One after another the students in the class shared their examples until it finally came back to our resident agnostic/atheist.  He didn't say anything for a few moments and then shared an experience that he had had as a child that he always came back to when he was afraid.  By the end of that class not only had each of us been shown that just because we had all come to camp from the same starting point as Christian Science Sunday School students, but that in that sameness there were diverse ways of thinking through our common desire to know what was true.  It was also clear that there was a common thread of
experience with the divine that united us.   It was our common experiences that nurtured a trust in the diversity of one another's journey towards the arrival at answers that would be satisfying and would bring peace.

So what does this have to do with my own inner confidence that this time at camp is contributing to the pool of spiritual seekers who are becoming well-prepared globally conscious thinkers?

Each day at camp our campers must go through the demands of keeping cabins clean, meeting schedules and deadlines, dealing with critical weather or environmental challenges from a spiritual perspective. These ever-changing demands require them to partner with other campers and counselors who bring a diversity of experience and approach to finding solutions they may have assumed, based on everyone being a Christian Scientist, would be handled in the same way they might.  Yet, the fact that they are each bringing new perspectives and vantage points to those challenges or the issues at hand offers important freshness and balance to the process of thinking and praying together for those solutions.   What they often realize is ... that what they really have most in common is the simple desire for a solution.  That this desire for good, for peace, for harmony or wellness is enough to bring about the needed change.   This new perspective has the potential for a new United Nations….a new spiritually confident “security council”.   Mrs. Eddy says that “security for the claims of harmonious and eternal being is found only in divine Science” (which she elsewhere defines as “God’s government of the universe inclusive of man”).  I love thinking that camp is giving our young men and women the opportunity to find secure and lasting peace.  And that they can discover that this deep peace is rooted in their certainty that no matter how different (or the same on the outside) we may appear, we can always trust that the message of Eddy's "Daily Prayer" is not a great humanly designed suggestion, but a divine imperative that promises this kind of lasting peace.   It reads:

               “Thy Kingdom come
               Let the Reign of divine Truth, Life and Love
               Be established in me, and rule out of me all sin.

               And may Thy Word enrich the affections of all mankind
               And govern them.”  - Mary Baker Eddy

As we grow in our experiences of trusting that there
is a divine impetus working in each of us to enrich our affections for good, our hunger for peace, our desire for harmony, we will have confidence as peacemakers....surrounded by a glocal community of like-minded, like-hearted peacemakers. 

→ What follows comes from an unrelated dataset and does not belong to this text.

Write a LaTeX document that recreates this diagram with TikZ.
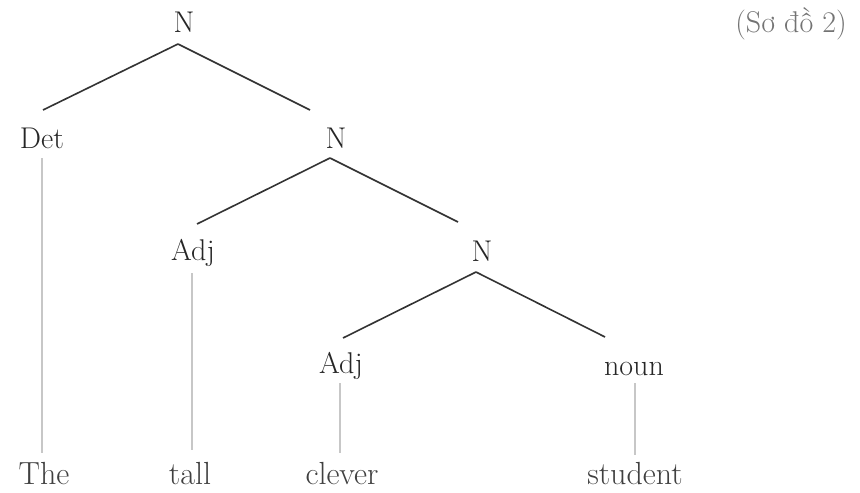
\documentclass[tikz,border=0pt]{standalone}
\usepackage{fontspec}
\usetikzlibrary{calc}
\begin{document}
\begin{tikzpicture}[x=0.5pt,y=-0.5pt,
  lab/.style={anchor=base,inner sep=0pt,font=\fontsize{15}{18}\selectfont,text=black!85},
  word/.style={anchor=base,inner sep=0pt,font=\fontsize{16}{19}\selectfont,text=black!75},
  branch/.style={draw=black!80,line width=0.8pt},
  stem/.style={draw=black!22,line width=0.8pt}]
\useasboundingbox (0,0) rectangle (860,492);
% nodes
\node[lab] (n1) at (184,33) {N};
\node[lab] (det) at (42,148) {Det};
\node[lab] (n2) at (336,148) {N};
\node[lab] (adj1) at (193,260) {Adj};
\node[lab] (n3) at (482,261) {N};
\node[lab] (adj2) at (341,373) {Adj};
\node[lab] (noun) at (634,375) {noun};
\node[word] (the) at (44,484) {The};
\node[word] (tall) at (190,484) {tall};
\node[word] (clever) at (342,484) {clever};
\node[word] (student) at (635,484) {student};
\node[lab,text=black!55] (title) at (791,33) {(Sơ đồ 2)};
% branches
\draw[branch] ($(n1.base)+(-6,11)$) -- ($(det.base)+(1,-38)$);
\draw[branch] ($(n1.base)+(-6,11)$) -- ($(n2.base)+(-26,-38)$);
\draw[branch] ($(n2.base)+(-6,10)$) -- ($(adj1.base)+(4,-36)$);
\draw[branch] ($(n2.base)+(-6,10)$) -- ($(n3.base)+(-24,-39)$);
\draw[branch] ($(n3.base)+(-6,11)$) -- ($(adj2.base)+(2,-35)$);
\draw[branch] ($(n3.base)+(-6,11)$) -- ($(noun.base)+(-29,-38)$);
% stems
\draw[stem] ($(det.base)+(0,10)$) -- ($(the.base)+(-2,-31)$);
\draw[stem] ($(adj1.base)+(-1,13)$) -- ($(tall.base)+(2,-34)$);
\draw[stem] ($(adj2.base)+(-1,10)$) -- ($(clever.base)+(-2,-31)$);
\draw[stem] ($(noun.base)+(1,8)$) -- ($(student.base)+(0,-29)$);
\end{tikzpicture}
\end{document}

Isn’t this what camp is all about.  Starting out thinking we are the same, finding out that we are different, then discovering and resting upon the realization that what is common in us is God working in each of our hearts.

We
are raising global  thinkers here in the "palm of five fingers", in the heart of the Collegiate peaks and I can’t wait to see where they find their niche in this vast global community.  Already we have counselors from this summer heading off to Peace Corps duties in South America, Asia and Africa.  We are a training ground for global transformation and I feel privileged to be part of this new generation of spiritually prepared ambassadors for good.